Took a shared jeep for 10 bucks and reached Dharamshala. Where I found one of the most beautiful cricket stadiums in the world. One big hit and the ball goes out of the stadium, straight into the hills. And imagine the view if the hill caps are covered with snow. (A different kind of player also made an appearance at the venue :P)
Now was the time to pay a visit to some tea gardens, not as grand as one would see in Assam, yet pretea okay.
At night we had dinner with this guy. He was cool, but he was really possessive about his beer bottles for some reason. A pirate who’s a labeorphilist! That was new. Aren’t they supposed to die with a rum bottle in their hands? But whatAYEever.
Next day, we were supposed to trek to Triund, a mountain 2400 meters above sea level, it seemed like an uphill task at first. As everyday you don’t walk on a 45 degree incline to start with. But as our feet kept getting used to the stones and the rough terrain, we kept gaining energy. It was indeed an ultimate test of will power and optimism, as some of you would know I am not a lean, mean, sex machine guy (Ladies, the latter part, I still am, just wrote it because it rhymed).

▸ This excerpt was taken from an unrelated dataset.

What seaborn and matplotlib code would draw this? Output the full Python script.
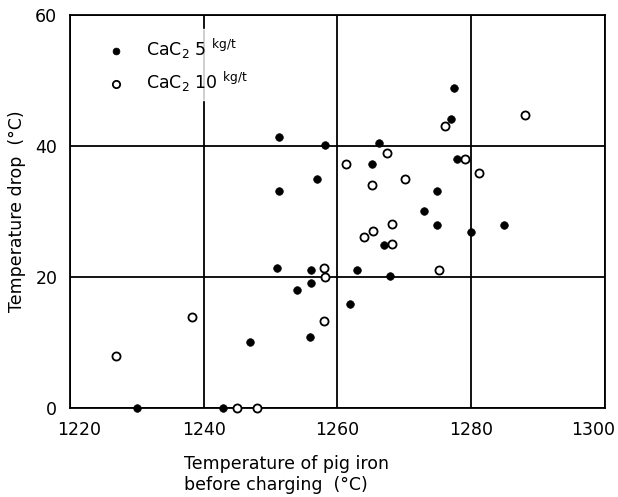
import matplotlib
matplotlib.use("Agg")
import matplotlib.pyplot as plt
import matplotlib.transforms as mtransforms
import pandas as pd
import seaborn as sns

sns.set_theme(style="white")
plt.rcParams['font.family'] = ['DejaVu Sans']
plt.rcParams['text.color'] = 'black'

# CaC2 5 kg/t (filled dots)
temp_5 = [1251.3, 1258.2, 1266.2, 1265.1, 1257.0, 1251.2, 1272.9, 1267.0,
          1277.4, 1277.0, 1277.8, 1274.9, 1274.9, 1279.9, 1284.9, 1251.0,
          1256.0, 1256.0, 1253.9, 1262.9, 1267.9, 1261.9, 1255.9, 1247.0,
          1230.1, 1242.9]
drop_5 = [41.4, 40.2, 40.4, 37.3, 35.0, 33.2, 30.1, 24.9,
          48.9, 44.1, 38.0, 33.1, 28.0, 26.9, 27.9, 21.3,
          21.1, 19.1, 18.0, 21.1, 20.2, 15.9, 10.9, 10.1,
          0.0, 0.0]

# CaC2 10 kg/t (open circles)
temp_10 = [1267.4, 1261.3, 1265.1, 1270.1, 1268.2, 1265.3, 1263.9, 1268.1,
           1276.1, 1288.1, 1279.0, 1281.2, 1258.0, 1258.2, 1258.0, 1245.0,
           1248.0, 1226.9, 1238.2, 1275.2]
drop_10 = [39.0, 37.3, 34.1, 34.9, 28.1, 27.0, 26.1, 25.1,
           43.1, 44.8, 38.0, 35.8, 21.3, 20.0, 13.3, 0.0,
           0.0, 8.0, 13.9, 21.0]

x_ticks = [1220, 1240, 1260, 1280, 1300]
y_ticks = [0, 20, 40, 60]

df5 = pd.DataFrame({'temp': temp_5, 'drop': drop_5})
df10 = pd.DataFrame({'temp': temp_10, 'drop': drop_10})

fig = plt.figure(figsize=(6.18, 4.97), dpi=100)
ax = fig.add_axes([0.113, 0.179, 0.866, 0.791])

# heavy grid lines like the printed figure
for xv in x_ticks:
    ax.axvline(xv, color='black', lw=1.3, zorder=1)
for yv in y_ticks:
    ax.axhline(yv, color='black', lw=1.3, zorder=1)

sns.scatterplot(data=df5, x='temp', y='drop', ax=ax, marker='o', s=30,
                color='black', edgecolor='black', linewidth=0.5,
                label=r'CaC$_2$ 5 $^{\mathrm{kg/t}}$', clip_on=False, zorder=3)
sns.scatterplot(data=df10, x='temp', y='drop', ax=ax, marker='o', s=34,
                facecolor='white', edgecolor='black', linewidth=1.3,
                label=r'CaC$_2$ 10 $^{\mathrm{kg/t}}$', clip_on=False, zorder=3)

ax.set_xlim(1220, 1300)
ax.set_ylim(0, 60)
ax.set_xticks(x_ticks)
ax.set_yticks(y_ticks)
ax.tick_params(axis='both', length=0, pad=9, labelsize=12.5, colors='black')
for sp in ax.spines.values():
    sp.set_color('black')
    sp.set_linewidth(1.3)

# end labels sit a little inside the frame, as in the original
labels = ax.get_xticklabels()
labels[0].set_transform(labels[0].get_transform() +
                        mtransforms.ScaledTranslation(0.09, 0, fig.dpi_scale_trans))
labels[-1].set_transform(labels[-1].get_transform() +
                         mtransforms.ScaledTranslation(-0.12, 0, fig.dpi_scale_trans))

ax.set_ylabel('Temperature drop  (°C)', fontsize=12.5, color='black')
ax.yaxis.set_label_coords(-0.082, 0.5)
ax.set_xlabel('Temperature of pig iron\nbefore charging  (°C)', fontsize=12.5,
              color='black', multialignment='left')
ax.xaxis.set_label_coords(0.405, -0.12)

leg = ax.legend(loc='upper left', bbox_to_anchor=(0.025, 0.985), frameon=True,
                fontsize=12.5, handletextpad=0.7, borderpad=0.4,
                labelspacing=0.5, markerscale=0.9)
leg.get_frame().set_facecolor('white')
leg.get_frame().set_edgecolor('white')
leg.set_zorder(5)
for t in leg.get_texts():
    t.set_color('black')

plt.savefig('out.png', dpi=100)
plt.close()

The sky kept getting bluer. The homes kept getting smaller. The jungle kept getting denser.
After charting 9 kilometers, you find a hint of snow on the highest peak visible, the Moon Peak. And that breathtaking view makes the entire exhaustion worth the effort. And the only thing that can make it better is Maggi noodles, served hot and overpriced in the small blue kiosk.
The last day of my trip had to be exceptional. And to make it so I had to do something I had never done before. So I decided to jump off a cliff. Billing Valley, the world’s second most popular paragliding site is where I found myself. 70 kilometers away from McLeod Ganj and 2800 meters above sea level.
And yes, I jumped with a DSLR camera hanging around my neck.
While I was up in the air, shouting like crazy, gliding like a bird, and clicking like an air-borne photographer. I could see hills in different hues, step farms from the highest ladder, clouds and cloud nine; I realised what freedom truly means. When in air, you have to let go of all your fears, and you just have to count those precious moments when you live the life God intended you to live. Free, liberated, uninhibited, ever smiling and with a twinkle in your eye.
Call it life, a vicious circle or simply the implication of gravity, but those who go up come down eventually. It was time to land on my feet at the landing site.
And as you can see I landed on my butt.